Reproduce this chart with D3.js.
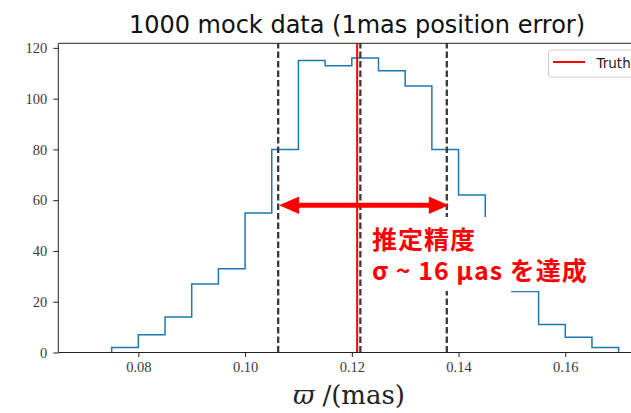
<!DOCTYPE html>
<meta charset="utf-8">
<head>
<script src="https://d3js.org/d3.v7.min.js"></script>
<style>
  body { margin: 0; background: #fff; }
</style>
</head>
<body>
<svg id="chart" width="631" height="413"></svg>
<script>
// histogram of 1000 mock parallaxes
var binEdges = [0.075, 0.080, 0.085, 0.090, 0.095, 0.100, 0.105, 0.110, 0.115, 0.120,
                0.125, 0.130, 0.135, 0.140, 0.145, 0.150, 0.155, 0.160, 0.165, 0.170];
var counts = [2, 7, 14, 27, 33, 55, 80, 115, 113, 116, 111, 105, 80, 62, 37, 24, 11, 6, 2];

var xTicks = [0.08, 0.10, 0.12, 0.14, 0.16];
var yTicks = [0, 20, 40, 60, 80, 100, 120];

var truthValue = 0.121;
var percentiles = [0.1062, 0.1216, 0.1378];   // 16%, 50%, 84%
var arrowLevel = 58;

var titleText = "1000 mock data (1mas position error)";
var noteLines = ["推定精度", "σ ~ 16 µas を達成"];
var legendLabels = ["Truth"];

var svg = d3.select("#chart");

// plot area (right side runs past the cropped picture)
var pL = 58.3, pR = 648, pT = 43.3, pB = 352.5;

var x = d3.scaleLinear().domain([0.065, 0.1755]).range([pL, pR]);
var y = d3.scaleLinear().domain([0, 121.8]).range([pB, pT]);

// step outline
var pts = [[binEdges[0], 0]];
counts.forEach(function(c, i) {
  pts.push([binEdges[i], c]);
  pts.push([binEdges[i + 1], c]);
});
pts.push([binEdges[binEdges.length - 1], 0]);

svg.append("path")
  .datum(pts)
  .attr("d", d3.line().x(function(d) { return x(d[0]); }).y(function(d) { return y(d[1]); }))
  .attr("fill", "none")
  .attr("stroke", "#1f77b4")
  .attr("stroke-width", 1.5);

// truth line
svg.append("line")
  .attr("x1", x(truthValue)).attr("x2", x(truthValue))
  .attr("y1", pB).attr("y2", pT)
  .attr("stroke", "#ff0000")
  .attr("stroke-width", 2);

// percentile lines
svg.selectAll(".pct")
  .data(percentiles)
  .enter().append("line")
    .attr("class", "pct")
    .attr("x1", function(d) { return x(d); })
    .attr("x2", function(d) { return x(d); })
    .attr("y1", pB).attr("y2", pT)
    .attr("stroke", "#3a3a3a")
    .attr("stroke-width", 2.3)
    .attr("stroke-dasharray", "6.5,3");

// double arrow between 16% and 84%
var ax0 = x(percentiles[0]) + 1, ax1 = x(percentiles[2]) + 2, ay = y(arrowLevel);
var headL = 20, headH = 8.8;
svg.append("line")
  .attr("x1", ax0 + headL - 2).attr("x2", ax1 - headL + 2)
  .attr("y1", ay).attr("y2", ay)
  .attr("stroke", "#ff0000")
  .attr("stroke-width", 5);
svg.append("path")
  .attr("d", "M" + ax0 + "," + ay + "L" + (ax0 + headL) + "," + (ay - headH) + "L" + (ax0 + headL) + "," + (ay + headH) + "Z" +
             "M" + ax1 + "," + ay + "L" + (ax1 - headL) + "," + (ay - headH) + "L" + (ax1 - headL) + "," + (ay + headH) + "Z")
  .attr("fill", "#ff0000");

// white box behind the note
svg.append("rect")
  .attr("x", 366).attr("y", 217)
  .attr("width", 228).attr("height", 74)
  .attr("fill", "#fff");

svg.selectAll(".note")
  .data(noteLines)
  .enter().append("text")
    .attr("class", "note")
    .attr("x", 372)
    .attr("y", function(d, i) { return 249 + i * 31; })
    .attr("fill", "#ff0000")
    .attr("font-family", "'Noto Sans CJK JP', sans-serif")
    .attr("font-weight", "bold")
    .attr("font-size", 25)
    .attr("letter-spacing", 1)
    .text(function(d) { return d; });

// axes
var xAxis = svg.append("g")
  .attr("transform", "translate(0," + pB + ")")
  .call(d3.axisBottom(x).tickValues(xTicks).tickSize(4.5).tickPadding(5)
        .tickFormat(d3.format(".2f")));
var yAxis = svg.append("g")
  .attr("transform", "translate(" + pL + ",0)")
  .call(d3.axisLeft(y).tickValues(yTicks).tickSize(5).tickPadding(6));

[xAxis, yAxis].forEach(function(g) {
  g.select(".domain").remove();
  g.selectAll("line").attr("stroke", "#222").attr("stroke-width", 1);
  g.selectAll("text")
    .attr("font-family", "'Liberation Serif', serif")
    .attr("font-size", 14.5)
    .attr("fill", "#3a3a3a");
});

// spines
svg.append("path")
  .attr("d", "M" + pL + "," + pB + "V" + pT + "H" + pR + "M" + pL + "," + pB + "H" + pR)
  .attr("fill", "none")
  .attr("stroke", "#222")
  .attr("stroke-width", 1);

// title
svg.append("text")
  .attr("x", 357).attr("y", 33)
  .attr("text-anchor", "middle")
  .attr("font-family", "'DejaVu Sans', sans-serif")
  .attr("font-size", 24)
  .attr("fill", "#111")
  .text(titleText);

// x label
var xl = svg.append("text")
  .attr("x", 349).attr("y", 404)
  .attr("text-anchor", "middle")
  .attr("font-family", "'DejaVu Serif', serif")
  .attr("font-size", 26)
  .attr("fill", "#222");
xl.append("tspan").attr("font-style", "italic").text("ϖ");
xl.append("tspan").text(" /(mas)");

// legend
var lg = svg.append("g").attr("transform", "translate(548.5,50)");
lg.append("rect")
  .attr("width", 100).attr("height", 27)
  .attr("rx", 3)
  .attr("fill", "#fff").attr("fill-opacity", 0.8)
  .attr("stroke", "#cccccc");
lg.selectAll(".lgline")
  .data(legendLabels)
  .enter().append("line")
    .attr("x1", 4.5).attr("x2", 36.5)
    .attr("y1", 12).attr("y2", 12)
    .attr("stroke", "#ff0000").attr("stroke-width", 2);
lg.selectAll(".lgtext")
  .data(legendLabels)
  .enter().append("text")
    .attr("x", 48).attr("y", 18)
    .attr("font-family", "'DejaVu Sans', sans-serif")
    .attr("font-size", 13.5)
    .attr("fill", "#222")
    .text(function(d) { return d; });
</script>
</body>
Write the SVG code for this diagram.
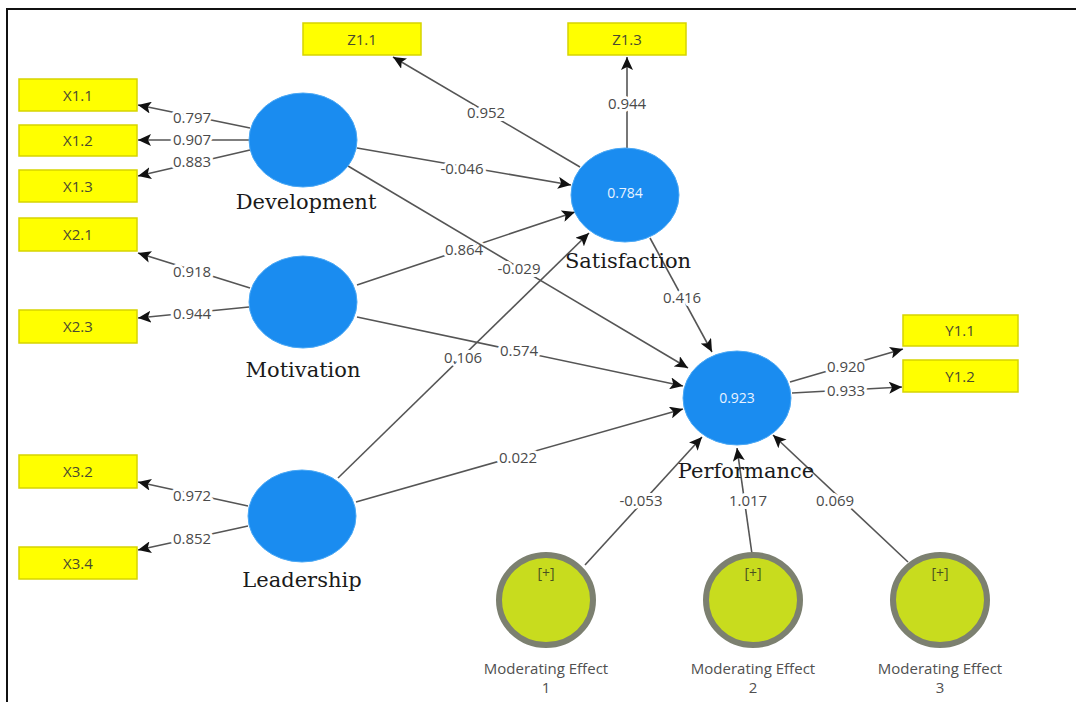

*Given request*: Every line above should be returned word for word, with the pictures left behind.

*Expected output*:
Reproduce this chart with D3.js.
<!DOCTYPE html>
<meta charset="utf-8">
<head>
<script src="https://d3js.org/d3.v7.min.js"></script>
<style>
  body { margin: 0; background: #fff; }
</style>
</head>
<body>
<svg id="chart" width="631" height="413"></svg>
<script>
// histogram of 1000 mock parallaxes
var binEdges = [0.075, 0.080, 0.085, 0.090, 0.095, 0.100, 0.105, 0.110, 0.115, 0.120,
                0.125, 0.130, 0.135, 0.140, 0.145, 0.150, 0.155, 0.160, 0.165, 0.170];
var counts = [2, 7, 14, 27, 33, 55, 80, 115, 113, 116, 111, 105, 80, 62, 37, 24, 11, 6, 2];

var xTicks = [0.08, 0.10, 0.12, 0.14, 0.16];
var yTicks = [0, 20, 40, 60, 80, 100, 120];

var truthValue = 0.121;
var percentiles = [0.1062, 0.1216, 0.1378];   // 16%, 50%, 84%
var arrowLevel = 58;

var titleText = "1000 mock data (1mas position error)";
var noteLines = ["推定精度", "σ ~ 16 µas を達成"];
var legendLabels = ["Truth"];

var svg = d3.select("#chart");

// plot area (right side runs past the cropped picture)
var pL = 58.3, pR = 648, pT = 43.3, pB = 352.5;

var x = d3.scaleLinear().domain([0.065, 0.1755]).range([pL, pR]);
var y = d3.scaleLinear().domain([0, 121.8]).range([pB, pT]);

// step outline
var pts = [[binEdges[0], 0]];
counts.forEach(function(c, i) {
  pts.push([binEdges[i], c]);
  pts.push([binEdges[i + 1], c]);
});
pts.push([binEdges[binEdges.length - 1], 0]);

svg.append("path")
  .datum(pts)
  .attr("d", d3.line().x(function(d) { return x(d[0]); }).y(function(d) { return y(d[1]); }))
  .attr("fill", "none")
  .attr("stroke", "#1f77b4")
  .attr("stroke-width", 1.5);

// truth line
svg.append("line")
  .attr("x1", x(truthValue)).attr("x2", x(truthValue))
  .attr("y1", pB).attr("y2", pT)
  .attr("stroke", "#ff0000")
  .attr("stroke-width", 2);

// percentile lines
svg.selectAll(".pct")
  .data(percentiles)
  .enter().append("line")
    .attr("class", "pct")
    .attr("x1", function(d) { return x(d); })
    .attr("x2", function(d) { return x(d); })
    .attr("y1", pB).attr("y2", pT)
    .attr("stroke", "#3a3a3a")
    .attr("stroke-width", 2.3)
    .attr("stroke-dasharray", "6.5,3");

// double arrow between 16% and 84%
var ax0 = x(percentiles[0]) + 1, ax1 = x(percentiles[2]) + 2, ay = y(arrowLevel);
var headL = 20, headH = 8.8;
svg.append("line")
  .attr("x1", ax0 + headL - 2).attr("x2", ax1 - headL + 2)
  .attr("y1", ay).attr("y2", ay)
  .attr("stroke", "#ff0000")
  .attr("stroke-width", 5);
svg.append("path")
  .attr("d", "M" + ax0 + "," + ay + "L" + (ax0 + headL) + "," + (ay - headH) + "L" + (ax0 + headL) + "," + (ay + headH) + "Z" +
             "M" + ax1 + "," + ay + "L" + (ax1 - headL) + "," + (ay - headH) + "L" + (ax1 - headL) + "," + (ay + headH) + "Z")
  .attr("fill", "#ff0000");

// white box behind the note
svg.append("rect")
  .attr("x", 366).attr("y", 217)
  .attr("width", 228).attr("height", 74)
  .attr("fill", "#fff");

svg.selectAll(".note")
  .data(noteLines)
  .enter().append("text")
    .attr("class", "note")
    .attr("x", 372)
    .attr("y", function(d, i) { return 249 + i * 31; })
    .attr("fill", "#ff0000")
    .attr("font-family", "'Noto Sans CJK JP', sans-serif")
    .attr("font-weight", "bold")
    .attr("font-size", 25)
    .attr("letter-spacing", 1)
    .text(function(d) { return d; });

// axes
var xAxis = svg.append("g")
  .attr("transform", "translate(0," + pB + ")")
  .call(d3.axisBottom(x).tickValues(xTicks).tickSize(4.5).tickPadding(5)
        .tickFormat(d3.format(".2f")));
var yAxis = svg.append("g")
  .attr("transform", "translate(" + pL + ",0)")
  .call(d3.axisLeft(y).tickValues(yTicks).tickSize(5).tickPadding(6));

[xAxis, yAxis].forEach(function(g) {
  g.select(".domain").remove();
  g.selectAll("line").attr("stroke", "#222").attr("stroke-width", 1);
  g.selectAll("text")
    .attr("font-family", "'Liberation Serif', serif")
    .attr("font-size", 14.5)
    .attr("fill", "#3a3a3a");
});

// spines
svg.append("path")
  .attr("d", "M" + pL + "," + pB + "V" + pT + "H" + pR + "M" + pL + "," + pB + "H" + pR)
  .attr("fill", "none")
  .attr("stroke", "#222")
  .attr("stroke-width", 1);

// title
svg.append("text")
  .attr("x", 357).attr("y", 33)
  .attr("text-anchor", "middle")
  .attr("font-family", "'DejaVu Sans', sans-serif")
  .attr("font-size", 24)
  .attr("fill", "#111")
  .text(titleText);

// x label
var xl = svg.append("text")
  .attr("x", 349).attr("y", 404)
  .attr("text-anchor", "middle")
  .attr("font-family", "'DejaVu Serif', serif")
  .attr("font-size", 26)
  .attr("fill", "#222");
xl.append("tspan").attr("font-style", "italic").text("ϖ");
xl.append("tspan").text(" /(mas)");

// legend
var lg = svg.append("g").attr("transform", "translate(548.5,50)");
lg.append("rect")
  .attr("width", 100).attr("height", 27)
  .attr("rx", 3)
  .attr("fill", "#fff").attr("fill-opacity", 0.8)
  .attr("stroke", "#cccccc");
lg.selectAll(".lgline")
  .data(legendLabels)
  .enter().append("line")
    .attr("x1", 4.5).attr("x2", 36.5)
    .attr("y1", 12).attr("y2", 12)
    .attr("stroke", "#ff0000").attr("stroke-width", 2);
lg.selectAll(".lgtext")
  .data(legendLabels)
  .enter().append("text")
    .attr("x", 48).attr("y", 18)
    .attr("font-family", "'DejaVu Sans', sans-serif")
    .attr("font-size", 13.5)
    .attr("fill", "#222")
    .text(function(d) { return d; });
</script>
</body>
Write the SVG code for this diagram.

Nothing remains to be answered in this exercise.